Data preprocessing
The package has several preprocessing methods implemented, mostly for different kinds of spectral data. All functions for preprocessing starts from prefix prep.
which makes them easier to find by using code completion. In this chapter a brief description of the methods with several examples will be shown.
Autoscaling
Autoscaling consists of two steps. First step is centering (or more precise mean centering) when center of data cloud in variable space is moved to an origin. Mathematically it is done by subtracting mean from the data values separately for every variable. Second step is scaling og standardization when data values are divided to standard deviation so the variables have unit variance. This autoscaling procedure (both steps) is known in statistics as standardization.
R has a built-in function for centering and scaling, scale()
. The method prep.autoscale()
is actually a wrapper for this function, which is mostly needed to set a proper names for the preprocessed data matrix attributes. Here are some examples how to use it (in all plots axes have the same limits to show the effect of preprocessing):
load(mdatools)
data(People)
# centering
odata = people
cdata = prep.autoscale(odata, center = T, scale = F)
plot(odata[, 'Weight'], odata[, 'Height'],
xlab = 'Weight', ylab = 'Height',
col = 'blue', main = 'Original',
xlim = c(-180, 180), ylim = c(-180, 180))
abline(h = 0, v = 0, lty = 2)
plot(cdata[, 'Weight'], cdata[, 'Height'],
xlab = 'Weight', ylab = 'Height',
col = 'blue', main = 'Centered',
xlim = c(-50, 50), ylim = c(-50, 50))
abline(h = 0, v = 0, lty = 2)
# autoscaling
adata = prep.autoscale(odata, center = T, scale = T)
par(mfrow = c(1, 2))
plot(cdata[, 'Weight'], cdata[, 'Beer'],
xlab = 'Weight', ylab = 'Beer',
col = 'blue', main = 'Centered',
xlim = c(-180, 180), ylim = c(-180, 180))
abline(h = 0, v = 0, lty = 2)
plot(adata[, 'Weight'], adata[, 'Beer'],
xlab = 'Weight', ylab = 'Beer',
col = 'blue', main = 'Centered and scaled',
xlim = c(-2, 2), ylim = c(-2, 2))
abline(h = 0, v = 0, lty = 2)
One can also use arbitrary values to center or/and scale the data, in this case use sequence or vector with these values should be provided as an argument for center
or scale
. Here is an example for median centering:
# median centering
mcdata = prep.autoscale(odata, center = apply(odata, 2, median))
Correction of spectral baseline
Baseline correction methods so far include Standard Normal Variate (SNV) and Multiplicative Scatter Correction (MSC).
SNV is a very simple procedure aiming first of all to remove additive and multiplicative scatter effects from Vis/NIR spectra.
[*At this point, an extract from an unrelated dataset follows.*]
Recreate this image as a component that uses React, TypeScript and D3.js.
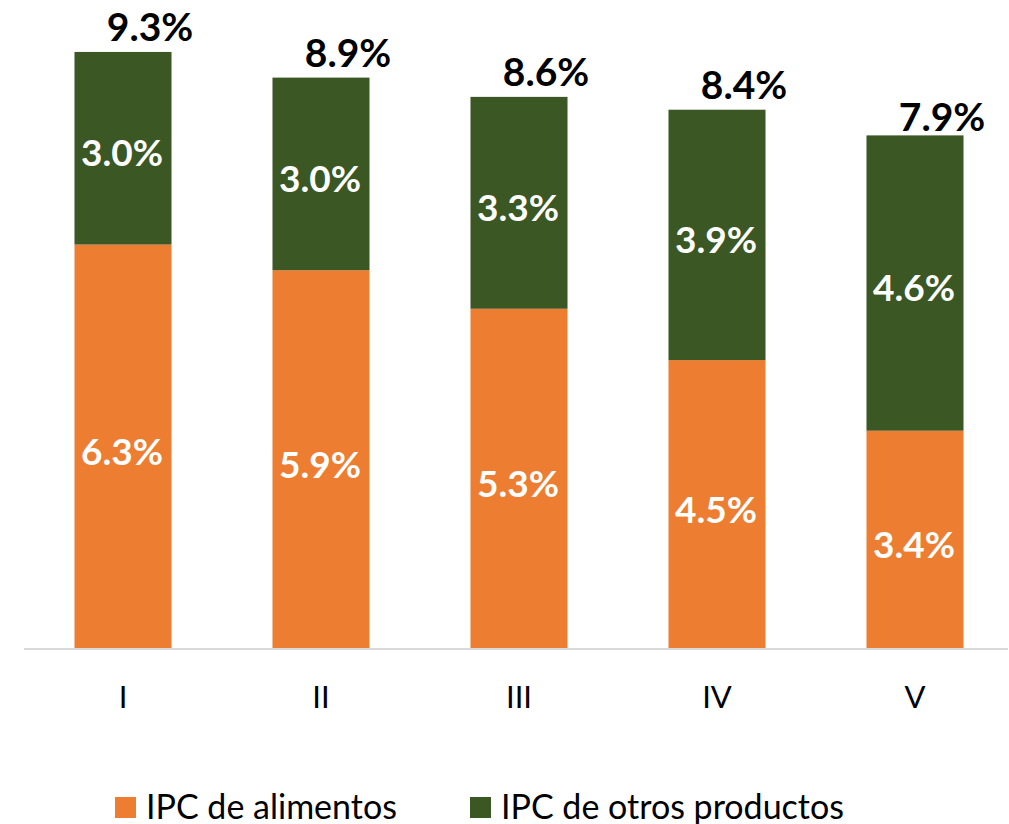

It is applied to every individual spectrum by subtracting its average and dividing its standard deviation from all spectral values. Here is an example:
# load UV/Vis spectra from Simdata
data(simdata)
ospectra = simdata$spectra.c
# apply SNV and show the spectra
pspectra = prep.snv(ospectra)
par(mfrow = c(2, 1))
matplot(t(ospectra), type = 'l', col = 'blue', lty = 1, main = 'Original')
matplot(t(pspectra), type = 'l', col = 'blue', lty = 1, main = 'after SNV')
Multiplicative Scatter Correction does the same as SNV but in a different way. First it calculates a mean spectrum for the whole set (mean spectrum can be also provided as an extra argument). Then for each individual spectrum it makes a line fit for the spectral values and the mean spectrum. The coefficients of the line, intercept and slope, are used to correct the additive and multiplicative effects correspondingly.
The prep.msc()
function returns a list for corrected spectra and the mean spectrum calculated for the original spectral data, so it can be reused later.
# apply MSC and and get the preprocessed spectra
res = prep.msc(ospectra)
pspectra = res$cspectra;
# show the result
par(mfrow = c(2, 1))
matplot(t(ospectra), type = 'l', col = 'blue', lty = 1, main = 'Original')
matplot(t(pspectra), type = 'l', col = 'blue', lty = 1, main = 'After MSC')
Smoothing and derivatives
Savitzky-Golay filter is used to smooth signals and calculate derivatives. The filter has three arguments: a width of the filter (width
), a polynomial order (porder
) and the derivative order (dorder
). If the derivative order is zero (default value) then only smoothing will be performed.
# add random noise to the spectra
nspectra = ospectra + 0.025 * matrix(rnorm(length(ospectra)), dim(ospectra))
# apply SG filter for smoothing
pspectra = prep.savgol(nspectra, width = 15, porder = 1)
# apply SG filter for smoothing and take a first derivative
dpspectra = prep.savgol(nspectra, width = 15, porder = 1, dorder = 1)
# show results
par(mfrow = c(2, 2))
matplot(t(ospectra), type = 'l', col = 'blue', lty = 1, main = 'Original')
matplot(t(nspectra), type = 'l', col = 'blue', lty = 1, main = 'Noise added')
matplot(t(pspectra), type = 'l', col = 'blue', lty = 1, main = 'SG smoothing')
matplot(t(dpspectra), type = 'l', col = 'blue', lty = 1, main = '1st derivative')